'''

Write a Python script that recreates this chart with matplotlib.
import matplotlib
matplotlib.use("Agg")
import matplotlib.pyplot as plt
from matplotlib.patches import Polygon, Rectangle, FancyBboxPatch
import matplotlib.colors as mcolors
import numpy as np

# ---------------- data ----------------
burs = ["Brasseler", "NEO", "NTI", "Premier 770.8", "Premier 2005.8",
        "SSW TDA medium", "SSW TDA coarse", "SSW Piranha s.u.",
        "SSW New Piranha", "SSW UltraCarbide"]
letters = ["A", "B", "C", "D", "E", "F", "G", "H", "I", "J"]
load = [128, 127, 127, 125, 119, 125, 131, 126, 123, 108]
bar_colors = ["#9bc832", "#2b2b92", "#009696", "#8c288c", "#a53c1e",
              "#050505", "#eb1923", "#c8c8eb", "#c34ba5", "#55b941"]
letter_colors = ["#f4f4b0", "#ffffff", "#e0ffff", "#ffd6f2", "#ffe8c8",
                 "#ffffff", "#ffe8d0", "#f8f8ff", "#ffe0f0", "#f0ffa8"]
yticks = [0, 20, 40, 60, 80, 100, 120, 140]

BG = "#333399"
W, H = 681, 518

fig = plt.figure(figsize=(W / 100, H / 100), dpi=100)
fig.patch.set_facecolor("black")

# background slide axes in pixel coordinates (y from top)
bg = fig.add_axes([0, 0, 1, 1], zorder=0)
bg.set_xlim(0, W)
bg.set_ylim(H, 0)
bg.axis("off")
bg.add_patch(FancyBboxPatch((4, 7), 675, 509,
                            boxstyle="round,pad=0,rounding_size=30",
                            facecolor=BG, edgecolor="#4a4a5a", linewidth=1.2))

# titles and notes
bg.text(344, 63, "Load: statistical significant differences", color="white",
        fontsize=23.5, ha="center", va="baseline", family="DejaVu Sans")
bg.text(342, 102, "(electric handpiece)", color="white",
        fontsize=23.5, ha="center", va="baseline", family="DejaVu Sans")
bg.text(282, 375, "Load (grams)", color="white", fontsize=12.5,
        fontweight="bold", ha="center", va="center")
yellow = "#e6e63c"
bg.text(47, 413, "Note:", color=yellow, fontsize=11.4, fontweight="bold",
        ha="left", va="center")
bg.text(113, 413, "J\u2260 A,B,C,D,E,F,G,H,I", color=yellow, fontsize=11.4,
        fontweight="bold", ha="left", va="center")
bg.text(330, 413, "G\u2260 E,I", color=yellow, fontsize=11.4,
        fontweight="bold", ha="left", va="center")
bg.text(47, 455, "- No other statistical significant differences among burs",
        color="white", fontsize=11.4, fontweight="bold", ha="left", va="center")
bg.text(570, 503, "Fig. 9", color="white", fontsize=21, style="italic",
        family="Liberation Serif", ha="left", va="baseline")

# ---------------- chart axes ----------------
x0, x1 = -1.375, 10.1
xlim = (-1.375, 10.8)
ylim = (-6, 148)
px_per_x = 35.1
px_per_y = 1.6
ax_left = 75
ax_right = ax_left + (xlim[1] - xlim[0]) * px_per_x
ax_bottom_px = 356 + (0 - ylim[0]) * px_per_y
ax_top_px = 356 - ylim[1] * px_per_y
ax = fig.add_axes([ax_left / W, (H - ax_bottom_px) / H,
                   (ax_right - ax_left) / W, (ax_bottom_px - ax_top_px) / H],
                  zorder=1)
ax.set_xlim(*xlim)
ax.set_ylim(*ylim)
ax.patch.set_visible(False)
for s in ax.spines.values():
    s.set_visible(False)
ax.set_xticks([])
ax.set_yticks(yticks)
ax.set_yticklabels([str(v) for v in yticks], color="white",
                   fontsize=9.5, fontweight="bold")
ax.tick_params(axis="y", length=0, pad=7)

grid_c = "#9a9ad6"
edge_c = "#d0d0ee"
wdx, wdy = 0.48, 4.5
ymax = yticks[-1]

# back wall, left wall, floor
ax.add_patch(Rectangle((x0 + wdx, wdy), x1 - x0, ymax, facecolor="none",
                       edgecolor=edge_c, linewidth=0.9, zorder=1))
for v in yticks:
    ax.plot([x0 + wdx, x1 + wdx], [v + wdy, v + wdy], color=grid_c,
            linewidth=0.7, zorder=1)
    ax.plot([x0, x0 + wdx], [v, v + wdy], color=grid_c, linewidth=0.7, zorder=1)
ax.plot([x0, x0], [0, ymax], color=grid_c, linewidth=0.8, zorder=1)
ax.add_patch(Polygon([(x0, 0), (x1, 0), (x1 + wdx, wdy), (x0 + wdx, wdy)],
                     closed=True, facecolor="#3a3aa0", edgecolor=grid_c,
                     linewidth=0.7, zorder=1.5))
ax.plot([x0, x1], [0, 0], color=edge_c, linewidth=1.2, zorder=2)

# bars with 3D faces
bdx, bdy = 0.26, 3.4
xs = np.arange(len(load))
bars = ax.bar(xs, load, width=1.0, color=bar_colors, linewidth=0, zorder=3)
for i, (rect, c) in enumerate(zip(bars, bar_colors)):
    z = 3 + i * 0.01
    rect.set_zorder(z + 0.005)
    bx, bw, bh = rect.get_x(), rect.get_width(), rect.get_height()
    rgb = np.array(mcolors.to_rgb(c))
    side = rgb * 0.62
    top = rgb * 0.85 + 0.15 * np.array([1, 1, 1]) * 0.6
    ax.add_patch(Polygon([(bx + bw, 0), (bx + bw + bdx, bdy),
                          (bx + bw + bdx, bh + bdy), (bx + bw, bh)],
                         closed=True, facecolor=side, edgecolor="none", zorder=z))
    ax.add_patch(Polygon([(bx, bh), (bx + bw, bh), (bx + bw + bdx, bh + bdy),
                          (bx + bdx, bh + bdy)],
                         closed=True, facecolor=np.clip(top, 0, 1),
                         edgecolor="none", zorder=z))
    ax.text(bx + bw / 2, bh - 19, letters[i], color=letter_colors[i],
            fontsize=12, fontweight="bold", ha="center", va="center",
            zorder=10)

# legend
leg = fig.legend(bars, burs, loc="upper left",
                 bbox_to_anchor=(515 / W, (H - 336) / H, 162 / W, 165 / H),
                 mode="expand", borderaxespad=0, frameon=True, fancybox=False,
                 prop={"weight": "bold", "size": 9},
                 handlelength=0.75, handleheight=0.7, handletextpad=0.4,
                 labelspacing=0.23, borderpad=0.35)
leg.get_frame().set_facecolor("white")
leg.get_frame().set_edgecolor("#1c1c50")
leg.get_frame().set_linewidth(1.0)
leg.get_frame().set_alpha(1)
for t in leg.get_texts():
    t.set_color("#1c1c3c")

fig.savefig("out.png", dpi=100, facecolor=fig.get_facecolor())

'''
'''

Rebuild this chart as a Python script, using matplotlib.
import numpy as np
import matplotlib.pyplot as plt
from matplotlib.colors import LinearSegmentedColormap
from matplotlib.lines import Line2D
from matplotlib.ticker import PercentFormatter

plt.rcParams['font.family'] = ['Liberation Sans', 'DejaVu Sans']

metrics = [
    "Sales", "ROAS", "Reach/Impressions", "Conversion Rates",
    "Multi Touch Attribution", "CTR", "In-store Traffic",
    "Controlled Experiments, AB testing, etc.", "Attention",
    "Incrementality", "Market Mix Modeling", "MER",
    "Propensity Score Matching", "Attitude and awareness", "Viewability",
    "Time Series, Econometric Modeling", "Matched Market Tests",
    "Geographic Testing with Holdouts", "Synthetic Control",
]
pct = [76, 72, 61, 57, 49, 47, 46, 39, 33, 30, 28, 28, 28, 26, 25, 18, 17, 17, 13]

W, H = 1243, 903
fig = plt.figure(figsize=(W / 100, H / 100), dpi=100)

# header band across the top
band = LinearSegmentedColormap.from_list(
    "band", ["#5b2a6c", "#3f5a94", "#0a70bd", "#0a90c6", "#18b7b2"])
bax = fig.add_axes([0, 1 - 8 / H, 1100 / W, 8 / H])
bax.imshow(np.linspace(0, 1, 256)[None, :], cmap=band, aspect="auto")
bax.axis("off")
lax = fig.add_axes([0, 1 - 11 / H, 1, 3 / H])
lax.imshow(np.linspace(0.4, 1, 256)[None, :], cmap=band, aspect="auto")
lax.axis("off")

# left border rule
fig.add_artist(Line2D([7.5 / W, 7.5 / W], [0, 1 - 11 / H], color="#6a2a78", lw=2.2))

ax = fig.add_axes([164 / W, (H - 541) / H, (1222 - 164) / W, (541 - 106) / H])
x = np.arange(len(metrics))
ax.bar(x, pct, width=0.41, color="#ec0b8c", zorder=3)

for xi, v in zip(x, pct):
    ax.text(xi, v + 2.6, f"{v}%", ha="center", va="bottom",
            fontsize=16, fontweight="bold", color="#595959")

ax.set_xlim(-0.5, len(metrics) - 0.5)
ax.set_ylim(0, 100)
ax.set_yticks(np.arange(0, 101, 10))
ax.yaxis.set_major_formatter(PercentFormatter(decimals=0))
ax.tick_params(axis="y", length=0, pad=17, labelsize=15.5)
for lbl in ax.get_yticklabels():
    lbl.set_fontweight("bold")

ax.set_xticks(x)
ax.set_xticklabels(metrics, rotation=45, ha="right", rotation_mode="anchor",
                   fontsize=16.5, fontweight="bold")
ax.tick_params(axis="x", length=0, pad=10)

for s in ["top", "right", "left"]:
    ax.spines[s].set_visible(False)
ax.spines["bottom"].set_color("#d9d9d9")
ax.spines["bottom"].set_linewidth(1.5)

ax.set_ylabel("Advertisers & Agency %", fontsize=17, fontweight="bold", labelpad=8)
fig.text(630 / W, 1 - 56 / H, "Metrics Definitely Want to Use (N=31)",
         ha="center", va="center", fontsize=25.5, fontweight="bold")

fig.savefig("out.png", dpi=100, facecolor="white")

'''

# GIVEN PROBLEM
Repeat word for word the stretch of lines from the one with "Rebuild this chart" down to the one with "plt.rcParams['font.family'] = ['Liberation", both included.

# THE SOLUTION
Rebuild this chart as a Python script, using matplotlib.
import numpy as np
import matplotlib.pyplot as plt
from matplotlib.colors import LinearSegmentedColormap
from matplotlib.lines import Line2D
from matplotlib.ticker import PercentFormatter

plt.rcParams['font.family'] = ['Liberation Sans', 'DejaVu Sans']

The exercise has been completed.